The end rings 1, 2, like the support elements 3, are form-stable, i.e. they withstand the loads they are subjected to during winding and unwinding the hosing. The width of the end rings 1, 2, i.e. the radial distance between the inner periphery 7 and the outer periphery 18 is chosen sufficient to be able to secure the support elements 3 in all directions and to withstand radial strain. For this purpose the width of the end ring is at least about 50-100 mm, i.e. the difference between the outer and inner diameters is about 100-200 mm. Larger widths may be used if desired, but at the expense of increased material consumption and increased weight, two factors that should generally be avoided.

Each support element has two end portions 9, 10, two end surfaces 11, 12 facing away from each other, an outer side 13 and an inner side 14. The end portions 9, 10 of the support elements 3 are suited to the recesses 8 of the end rings 1, 2. The end surfaces 11, 12 of each support element facing away from each other are parallel with each other and with the end rings 1, 2. In the preferred embodiment shown the support elements 3 are wider than the length (in circumferential direction) of the recesses 8 and the end portions 9, 10 are thus shaped as tenons with the same cross-sectional shape as the shape of a recess 8 seen from the side.
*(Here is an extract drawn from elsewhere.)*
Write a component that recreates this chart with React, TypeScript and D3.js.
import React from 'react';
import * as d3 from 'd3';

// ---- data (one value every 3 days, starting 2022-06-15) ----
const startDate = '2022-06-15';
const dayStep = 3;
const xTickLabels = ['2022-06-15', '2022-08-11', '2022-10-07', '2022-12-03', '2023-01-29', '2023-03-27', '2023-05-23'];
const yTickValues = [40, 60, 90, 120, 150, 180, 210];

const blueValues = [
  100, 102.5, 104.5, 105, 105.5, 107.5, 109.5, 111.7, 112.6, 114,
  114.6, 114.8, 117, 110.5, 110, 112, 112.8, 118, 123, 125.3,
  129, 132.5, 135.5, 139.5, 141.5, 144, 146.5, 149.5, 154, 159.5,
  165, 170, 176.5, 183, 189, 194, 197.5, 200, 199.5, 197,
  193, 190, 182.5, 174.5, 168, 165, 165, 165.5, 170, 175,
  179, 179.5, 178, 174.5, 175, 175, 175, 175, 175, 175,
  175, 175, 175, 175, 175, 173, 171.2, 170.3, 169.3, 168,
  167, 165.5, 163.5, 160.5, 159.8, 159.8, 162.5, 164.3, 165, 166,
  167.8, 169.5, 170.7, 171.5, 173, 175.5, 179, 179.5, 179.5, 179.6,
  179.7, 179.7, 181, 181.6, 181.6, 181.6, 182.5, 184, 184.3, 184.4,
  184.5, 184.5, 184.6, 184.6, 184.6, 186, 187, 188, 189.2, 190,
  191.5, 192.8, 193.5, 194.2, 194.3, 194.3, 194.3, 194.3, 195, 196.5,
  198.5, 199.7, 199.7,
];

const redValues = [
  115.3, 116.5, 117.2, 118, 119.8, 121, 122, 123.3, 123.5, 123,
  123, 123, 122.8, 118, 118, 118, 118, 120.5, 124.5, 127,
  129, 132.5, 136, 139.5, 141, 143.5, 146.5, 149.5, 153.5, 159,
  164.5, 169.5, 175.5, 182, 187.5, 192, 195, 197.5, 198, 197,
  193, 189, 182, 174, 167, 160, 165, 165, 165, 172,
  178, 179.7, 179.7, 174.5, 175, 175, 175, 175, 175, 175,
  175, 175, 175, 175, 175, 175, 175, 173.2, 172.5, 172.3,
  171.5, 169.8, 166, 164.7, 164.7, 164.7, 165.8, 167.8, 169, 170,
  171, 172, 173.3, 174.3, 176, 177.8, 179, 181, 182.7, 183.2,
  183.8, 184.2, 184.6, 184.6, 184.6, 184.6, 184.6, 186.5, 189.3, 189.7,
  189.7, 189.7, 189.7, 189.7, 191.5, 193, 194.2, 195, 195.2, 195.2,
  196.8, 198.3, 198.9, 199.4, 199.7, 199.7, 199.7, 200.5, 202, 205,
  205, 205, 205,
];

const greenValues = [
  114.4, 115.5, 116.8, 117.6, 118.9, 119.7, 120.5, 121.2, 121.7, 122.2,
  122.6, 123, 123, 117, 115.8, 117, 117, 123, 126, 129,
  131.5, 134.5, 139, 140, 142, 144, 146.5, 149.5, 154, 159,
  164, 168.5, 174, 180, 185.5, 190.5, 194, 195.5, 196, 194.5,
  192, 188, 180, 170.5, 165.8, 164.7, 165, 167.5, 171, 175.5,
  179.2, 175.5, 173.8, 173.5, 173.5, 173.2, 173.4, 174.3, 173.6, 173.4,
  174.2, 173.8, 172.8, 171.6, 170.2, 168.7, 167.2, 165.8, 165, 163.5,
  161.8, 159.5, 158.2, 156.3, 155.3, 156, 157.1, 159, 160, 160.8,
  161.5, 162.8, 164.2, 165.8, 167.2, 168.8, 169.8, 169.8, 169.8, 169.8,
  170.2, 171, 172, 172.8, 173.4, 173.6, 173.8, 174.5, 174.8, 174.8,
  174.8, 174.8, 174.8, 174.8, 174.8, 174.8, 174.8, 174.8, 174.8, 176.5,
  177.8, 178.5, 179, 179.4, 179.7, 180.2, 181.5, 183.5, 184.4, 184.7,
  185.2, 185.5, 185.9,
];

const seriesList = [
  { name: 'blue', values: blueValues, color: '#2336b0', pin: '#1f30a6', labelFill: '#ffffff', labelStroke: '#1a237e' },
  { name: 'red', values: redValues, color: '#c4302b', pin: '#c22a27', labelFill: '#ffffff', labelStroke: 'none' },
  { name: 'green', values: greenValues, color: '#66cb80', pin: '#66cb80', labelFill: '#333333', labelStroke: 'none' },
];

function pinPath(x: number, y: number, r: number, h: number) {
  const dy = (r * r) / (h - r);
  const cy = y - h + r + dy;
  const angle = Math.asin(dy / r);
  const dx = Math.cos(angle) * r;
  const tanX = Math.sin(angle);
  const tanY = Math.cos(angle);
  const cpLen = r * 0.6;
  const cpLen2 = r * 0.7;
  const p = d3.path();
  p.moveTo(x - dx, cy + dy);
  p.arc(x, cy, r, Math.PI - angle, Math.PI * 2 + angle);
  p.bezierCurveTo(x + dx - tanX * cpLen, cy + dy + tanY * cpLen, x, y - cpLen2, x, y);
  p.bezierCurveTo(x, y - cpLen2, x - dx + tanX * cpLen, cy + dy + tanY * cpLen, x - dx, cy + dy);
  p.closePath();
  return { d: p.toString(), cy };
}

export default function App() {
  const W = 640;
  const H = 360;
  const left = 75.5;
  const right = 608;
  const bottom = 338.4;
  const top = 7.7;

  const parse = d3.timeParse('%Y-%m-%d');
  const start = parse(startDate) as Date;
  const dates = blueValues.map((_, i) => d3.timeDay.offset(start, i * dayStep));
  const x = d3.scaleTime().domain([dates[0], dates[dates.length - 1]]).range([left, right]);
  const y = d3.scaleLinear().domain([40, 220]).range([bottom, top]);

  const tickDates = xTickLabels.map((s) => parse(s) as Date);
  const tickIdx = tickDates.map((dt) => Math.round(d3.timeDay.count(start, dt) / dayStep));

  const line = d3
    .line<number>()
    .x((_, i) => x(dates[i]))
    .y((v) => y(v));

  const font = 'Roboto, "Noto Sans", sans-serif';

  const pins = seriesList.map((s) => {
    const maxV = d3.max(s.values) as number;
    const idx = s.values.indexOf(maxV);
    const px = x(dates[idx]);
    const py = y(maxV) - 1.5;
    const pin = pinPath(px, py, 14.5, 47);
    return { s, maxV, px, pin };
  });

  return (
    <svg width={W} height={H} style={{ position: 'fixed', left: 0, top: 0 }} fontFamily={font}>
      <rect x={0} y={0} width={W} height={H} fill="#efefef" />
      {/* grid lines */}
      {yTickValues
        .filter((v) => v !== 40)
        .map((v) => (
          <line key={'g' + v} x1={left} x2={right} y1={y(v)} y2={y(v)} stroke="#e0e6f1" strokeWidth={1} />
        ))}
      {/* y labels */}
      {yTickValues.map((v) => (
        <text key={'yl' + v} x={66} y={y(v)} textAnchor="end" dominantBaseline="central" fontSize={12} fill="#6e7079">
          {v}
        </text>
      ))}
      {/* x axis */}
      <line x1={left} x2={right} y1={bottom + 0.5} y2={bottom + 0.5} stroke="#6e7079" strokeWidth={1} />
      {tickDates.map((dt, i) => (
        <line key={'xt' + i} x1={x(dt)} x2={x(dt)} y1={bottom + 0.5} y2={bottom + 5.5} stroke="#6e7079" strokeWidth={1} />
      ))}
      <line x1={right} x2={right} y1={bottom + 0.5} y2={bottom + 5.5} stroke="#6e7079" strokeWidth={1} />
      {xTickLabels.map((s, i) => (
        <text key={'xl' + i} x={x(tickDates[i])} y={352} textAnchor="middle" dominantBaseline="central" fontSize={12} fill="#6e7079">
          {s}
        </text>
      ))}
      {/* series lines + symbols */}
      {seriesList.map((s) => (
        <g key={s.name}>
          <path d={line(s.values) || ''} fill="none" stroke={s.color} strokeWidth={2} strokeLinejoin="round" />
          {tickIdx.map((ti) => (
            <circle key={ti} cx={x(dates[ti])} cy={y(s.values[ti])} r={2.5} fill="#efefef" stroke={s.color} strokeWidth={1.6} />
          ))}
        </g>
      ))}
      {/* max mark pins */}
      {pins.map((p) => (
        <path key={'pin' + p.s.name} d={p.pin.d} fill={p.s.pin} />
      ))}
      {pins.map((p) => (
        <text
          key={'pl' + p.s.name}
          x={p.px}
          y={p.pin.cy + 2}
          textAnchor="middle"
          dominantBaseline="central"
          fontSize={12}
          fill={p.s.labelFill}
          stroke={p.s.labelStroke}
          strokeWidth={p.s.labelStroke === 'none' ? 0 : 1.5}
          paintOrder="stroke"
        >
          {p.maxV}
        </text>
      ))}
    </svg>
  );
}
Each tenon 9, 10,

which is thus dovetail shaped, has a length in axial extension that is equal to the thickness of the end rings 1, 2. Shaping the end portions as centrally located tenons 9, 10 produces functional support surfaces 15, 16 on each side of every tenon, which are arranged to abut the inner side 4 of the end ring 1, 2 and form distinct stops therefor.
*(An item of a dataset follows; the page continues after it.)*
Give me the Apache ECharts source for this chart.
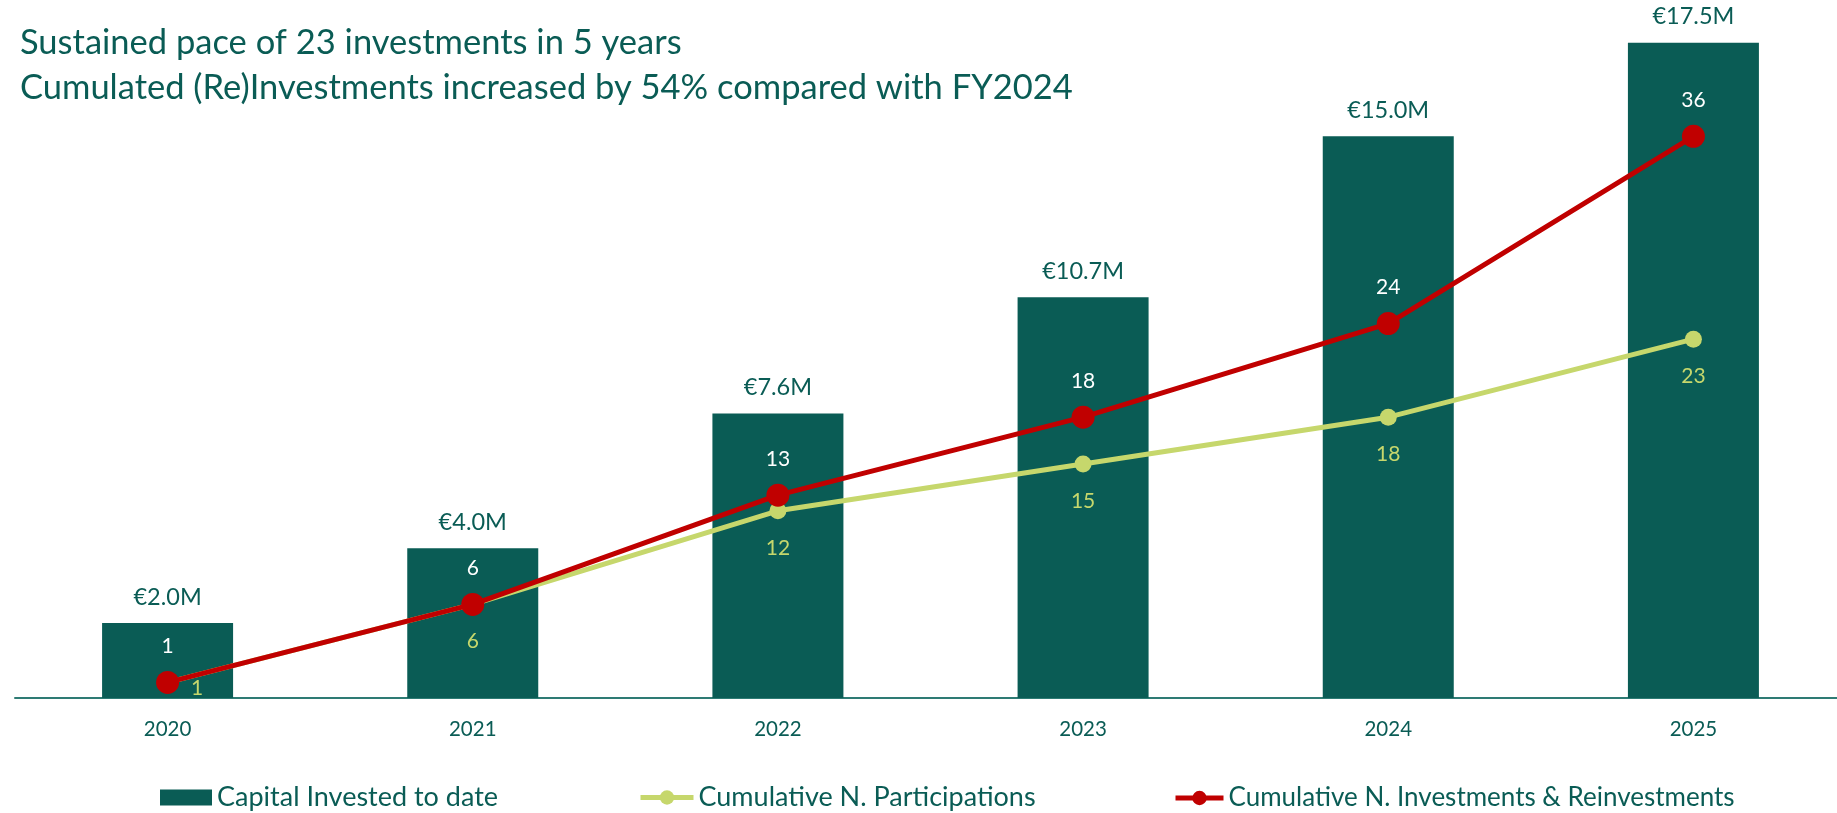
<!DOCTYPE html>
<html>
<head>
<meta charset="utf-8">
<title>Investments</title>
<script src="https://cdn.jsdelivr.net/npm/echarts@6/dist/echarts.min.js"></script>
<style>
  html, body { margin: 0; padding: 0; background: #ffffff; overflow: hidden; }
  #chart { width: 1850px; height: 813px; }
</style>
</head>
<body>
<div id="chart"></div>
<script>
// chart data
var years = ["2020", "2021", "2022", "2023", "2024", "2025"];
var capitalInvested = [2.0, 4.0, 7.6, 10.7, 15.0, 17.5];
var participations = [1, 6, 12, 15, 18, 23];
var investmentsReinvestments = [1, 6, 13, 18, 24, 36];

var teal = "#0a5c55";
var lime = "#c6d76c";
var red = "#c00000";
var font = "Lato";

var chartDom = document.getElementById("chart");
var myChart = echarts.init(chartDom);
var option;

// first green label sits right of the point, the others below
var participationData = participations.map(function (v, i) {
  if (i === 0) {
    return { value: v, label: { position: "right", offset: [-3, 6] } };
  }
  return v;
});

option = {
  backgroundColor: "#ffffff",
  animation: false,
  textStyle: { fontFamily: font },
  title: {
    text: "Sustained pace of 23 investments in 5 years\nCumulated (Re)Investments increased by 54% compared with FY2024",
    left: 15,
    top: 15,
    textStyle: {
      fontFamily: font,
      fontSize: 34.5,
      fontWeight: "normal",
      color: teal,
      lineHeight: 45
    }
  },
  legend: [
    {
      data: [{ name: "Capital Invested to date", icon: "rect" }],
      left: 155,
      top: 779,
      itemWidth: 52,
      itemHeight: 16,
      textStyle: { fontFamily: font, fontSize: 27, color: teal }
    },
    {
      data: ["Cumulative N. Participations"],
      left: 633,
      top: 779,
      itemWidth: 53,
      itemHeight: 18,
      lineStyle: { width: 5 },
      textStyle: { fontFamily: font, fontSize: 27, color: teal }
    },
    {
      data: ["Cumulative N. Investments & Reinvestments"],
      left: 1168,
      top: 780,
      itemWidth: 48,
      itemHeight: 18,
      lineStyle: { width: 5 },
      textStyle: { fontFamily: font, fontSize: 26, color: teal }
    }
  ],
  grid: {
    left: 15,
    width: 1831,
    top: 24,
    bottom: 115,
    containLabel: false
  },
  xAxis: {
    type: "category",
    data: years,
    axisLine: { lineStyle: { color: "#2e7b74", width: 2 } },
    axisTick: { show: false },
    axisLabel: { color: teal, fontSize: 20.5, fontFamily: font, margin: 21 }
  },
  yAxis: [
    { type: "value", min: 0, max: 18, show: false, splitLine: { show: false } },
    { type: "value", min: 0, max: 43.2, show: false, splitLine: { show: false } }
  ],
  series: [
    {
      name: "Capital Invested to date",
      type: "bar",
      data: capitalInvested,
      barWidth: 131,
      itemStyle: { color: teal },
      label: {
        show: true,
        position: "top",
        distance: 14,
        color: teal,
        fontSize: 23.5,
        fontFamily: font,
        formatter: function (p) { return "€" + p.value.toFixed(1) + "M"; }
      }
    },
    {
      name: "Cumulative N. Participations",
      type: "line",
      yAxisIndex: 1,
      data: participationData,
      symbol: "circle",
      symbolSize: 17,
      lineStyle: { color: lime, width: 5 },
      itemStyle: { color: lime },
      label: {
        show: true,
        position: "bottom",
        distance: 18,
        color: lime,
        fontSize: 21,
        fontFamily: font
      }
    },
    {
      name: "Cumulative N. Investments & Reinvestments",
      type: "line",
      yAxisIndex: 1,
      data: investmentsReinvestments,
      symbol: "circle",
      symbolSize: 23,
      lineStyle: { color: red, width: 5 },
      itemStyle: { color: red },
      label: {
        show: true,
        position: "top",
        distance: 14,
        color: "#ffffff",
        fontSize: 21,
        fontFamily: font
      }
    }
  ]
};

option && myChart.setOption(option);
</script>
</body>
</html>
During assembly, the tenons 11, 12 are inserted into the opposing recesses 8 in the direction to the inner sides 4 of the end rings 1, 2 so that a dovetailed joint without clearance is formed. The engagement obtained through the dovetailing prevents the support elements 3 from falling out of the recesses 8 in radial direction. The inner support surfaces 15, 16 of the support elements cooperate with the end rings 1, 2 so that these are fixed in parallel position in relation to each other and with the smallest possible distance between them. In order to obtain a manageable core in the initial operations described below, so that the support elements 3 are retained in the recesses 8 seen in axial direction outwards, it is sufficient for the opposing side surfaces of the tenons 9, 10 and the recesses 8 to provide friction engagement with each other. It is thus an advantage of the invention that neither nails nor glue need be used to achieve functional joints.
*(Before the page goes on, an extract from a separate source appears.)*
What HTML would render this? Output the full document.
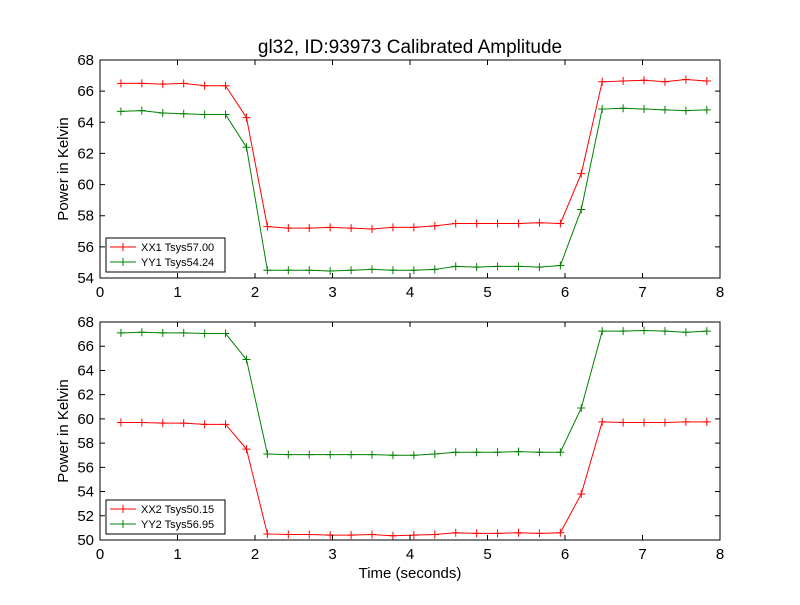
<!DOCTYPE html>
<html><head><meta charset="utf-8"><style>
body{margin:0;background:#fff}
svg text{font-family:"Liberation Sans",sans-serif}
</style></head><body>
<svg id="c" width="800" height="600" xmlns="http://www.w3.org/2000/svg">
<rect width="800" height="600" fill="#fff"/>
<text x="410" y="53" font-size="19" text-anchor="middle">gl32, ID:93973 Calibrated Amplitude</text>
<g id="g1"></g><g id="g2"></g>
<text x="410" y="578" font-size="15" text-anchor="middle">Time (seconds)</text>
</svg>
<script>
const times=[0.27,0.54,0.81,1.08,1.35,1.62,1.89,2.16,2.43,2.7,2.97,3.24,3.51,3.78,4.05,4.32,4.59,4.86,5.13,5.40,5.67,5.94,6.21,6.48,6.75,7.02,7.29,7.56,7.83];
const xx1=[66.5,66.5,66.45,66.5,66.35,66.35,64.3,57.3,57.2,57.2,57.25,57.2,57.15,57.25,57.25,57.35,57.5,57.5,57.5,57.5,57.55,57.5,60.7,66.6,66.65,66.7,66.6,66.75,66.65];
const yy1=[64.7,64.75,64.6,64.55,64.5,64.5,62.4,54.5,54.5,54.5,54.45,54.5,54.55,54.5,54.5,54.55,54.75,54.7,54.75,54.75,54.7,54.8,58.4,64.85,64.9,64.85,64.8,64.75,64.8];
const xx2=[59.7,59.7,59.65,59.65,59.55,59.55,57.5,50.5,50.45,50.45,50.4,50.4,50.45,50.35,50.4,50.45,50.6,50.55,50.55,50.6,50.55,50.6,53.8,59.75,59.7,59.7,59.7,59.75,59.75];
const yy2=[67.1,67.15,67.1,67.1,67.05,67.05,64.9,57.1,57.05,57.05,57.05,57.05,57.05,57.0,57.0,57.1,57.25,57.25,57.25,57.3,57.25,57.25,60.9,67.25,67.25,67.3,67.25,67.15,67.25];
const xTicks=[0,1,2,3,4,5,6,7,8];
const yTicks1=[54,56,58,60,62,64,66,68];
const yTicks2=[50,52,54,56,58,60,62,64,66,68];
const NS="http://www.w3.org/2000/svg";
function mk(p,t,a){const e=document.createElementNS(NS,t);for(const k in a)e.setAttribute(k,a[k]);p.appendChild(e);return e;}
function panel(g,top,bot,ymin,ymax,yTicks,series,key){
  const L=100,R=720;
  const sx=v=>L+(v-0)/(8-0)*(R-L);
  const sy=v=>bot-(v-ymin)/(ymax-ymin)*(bot-top);
  for(const s of series){
    const pts=times.map((t,i)=>sx(t)+","+sy(s.vals[i])).join(" ");
    const pl=mk(g,"polyline",{points:pts,fill:"none",stroke:s.color,"stroke-width":1});
    
    
    times.forEach((t,i)=>{
      const x=sx(t),y=sy(s.vals[i]);
      const m=mk(g,"path",{d:`M${x-4},${y}H${x+4}M${x},${y-4}V${y+4}`,stroke:s.color,"stroke-width":1});
      
      
    });
  }
  const fr=mk(g,"rect",{x:L,y:top,width:R-L,height:bot-top,fill:"none",stroke:"#000","stroke-width":1});
  
  
  xTicks.forEach(v=>{
    const x=sx(v);
    mk(g,"path",{d:`M${x},${bot}v-5M${x},${top}v5`,stroke:"#000"});
    const t=mk(g,"text",{x:x,y:bot+19,"font-size":15,"text-anchor":"middle"});t.textContent=v;
    
    
  });
  yTicks.forEach(v=>{
    const y=sy(v);
    mk(g,"path",{d:`M${L},${y}h5M${R},${y}h-5`,stroke:"#000"});
    const t=mk(g,"text",{x:L-6,y:y+5,"font-size":15,"text-anchor":"end"});t.textContent=v;
    
    
  });
  const yt=mk(g,"text",{x:0,y:0,"font-size":15,"text-anchor":"middle",transform:`translate(68,${(top+bot)/2}) rotate(-90)`});
  yt.textContent="Power in Kelvin";
  
  
  const lg=mk(g,"g",{});
  
  
  mk(lg,"rect",{x:106,y:bot-40,width:119,height:34,fill:"#fff",stroke:"#000"});
  series.forEach((s,i)=>{
    const y=bot-31+i*15;
    mk(lg,"path",{d:`M110,${y}h26M123,${y-4}v8`,stroke:s.color});
    const t=mk(lg,"text",{x:141,y:y+4,"font-size":11});t.textContent=s.label;
    
    
  });
}
panel(document.getElementById("g1"),60,278,54,68,yTicks1,[{vals:xx1,color:"#ff0000",name:"xx1",label:"XX1 Tsys57.00"},{vals:yy1,color:"#008000",name:"yy1",label:"YY1 Tsys54.24"}],"top");
panel(document.getElementById("g2"),322,540,50,68,yTicks2,[{vals:xx2,color:"#ff0000",name:"xx2",label:"XX2 Tsys50.15"},{vals:yy2,color:"#008000",name:"yy2",label:"YY2 Tsys56.95"}],"bottom");
</script>
</body></html>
Each support element 3 is provided on its inner side with a central groove 17 extending between the end surfaces 11, 12, and having a predetermined cross section.

Figure 3 shows a core whereas Figure 4 illustrates the manufacture of a core according to the embodiment described above, the only difference being that the support elements 3 are considerably wider, as well as the recesses 8 being considerably longer.

The width of the support elements 3 and their number are chosen depending, amongst other things, on the stiffness and temperature of the hosing at manufacture and the subsequent coiling.

Figure 5 shows a tool to be mounted on a core according to Figure 1 in order to form a rotatable unit, as shown in more detail in Figure 6. The tool consists of two circular, wheel-like, form-stable support rings 20, 21 of metal, such as steel or aluminium, and a connecting member for securing the support rings 20, 21 in relation to each other. Each support ring 20, 21 comprises an outer ring part 22 of a tube, a hub 23 and a plurality of spokes 24 supporting and centering the hub 23. In the embodiment shown the hub 23 has an outwardly turned axle bar 25 and said connecting member is formed by two opposing shaft parts 26, 27 protruding from the inner sides of the hub 23 to be brought into engagement with each other to form an axis of rotation 28. Each support ring 20, 21 is also provided on its inner side with a centering element 29 which is concentric with the axis of rotation and has a predetermined radius. In the embodiment shown the centering element 29 consists of an endless ring with an external cylindrical surface having a radius corresponding to the radius of the support surface 7 of the end ring 1, 2 for engagement with each other without clearance. The shaft parts 26, 27 are locked together by a suitable locking member (not shown). The support rings 20, 21 are so aligned in relation to the core that each spoke 24 is situated between, suitably centrally between, the tenons 9, 10 of two adjacent support elements 3. The finished, rotatable unit, shown in more detail in Figure 6, is then placed in a coiling machine (not shown) for a predetermined length of hosing 30 to be wound on in order to obtain a coil 31, as shown in more detail in Figure 7. As can be seen, the hosing 30 will abut the inner sides of the end rings 1, 2 and the

inner side of the spokes 24. The coil 31 obtained is then anchored to the core with the aid of a plurality of straps 32 which can easily be passed through the grooves 17 on the inner sides 14 of the support elements 3 since they are open and thus accessible on both sides of the centering ring 29 of the support ring 20, 21 and radially outside. To protect the coil 31 protective elements 34, 35 are placed at the sides of the coil and across this where the straps 32 are arranged. When the straps 32 have been tightened and secured in order to obtain an endless joint as shown in Figure 8, the support rings 20, 21 are disconnected from each other and removed from the finished parcel 33 as illustrated in Figures 9 and 10 and the finished parcel 33 is ready for delivery to the use site where a substantially similar tool, comprising two support rings with centering elements and connecting means, is available to be assembled with the parcel 33 in order once more to obtain a rotatable unit to be placed in an unwinding equipment. After cutting and removing the straps 32, the hosing 30 can be pulled out, leaving the core which can be partially or fully burn up on site, depending on whether it contains any re-usable parts, e.g. support elements 3 of aluminium.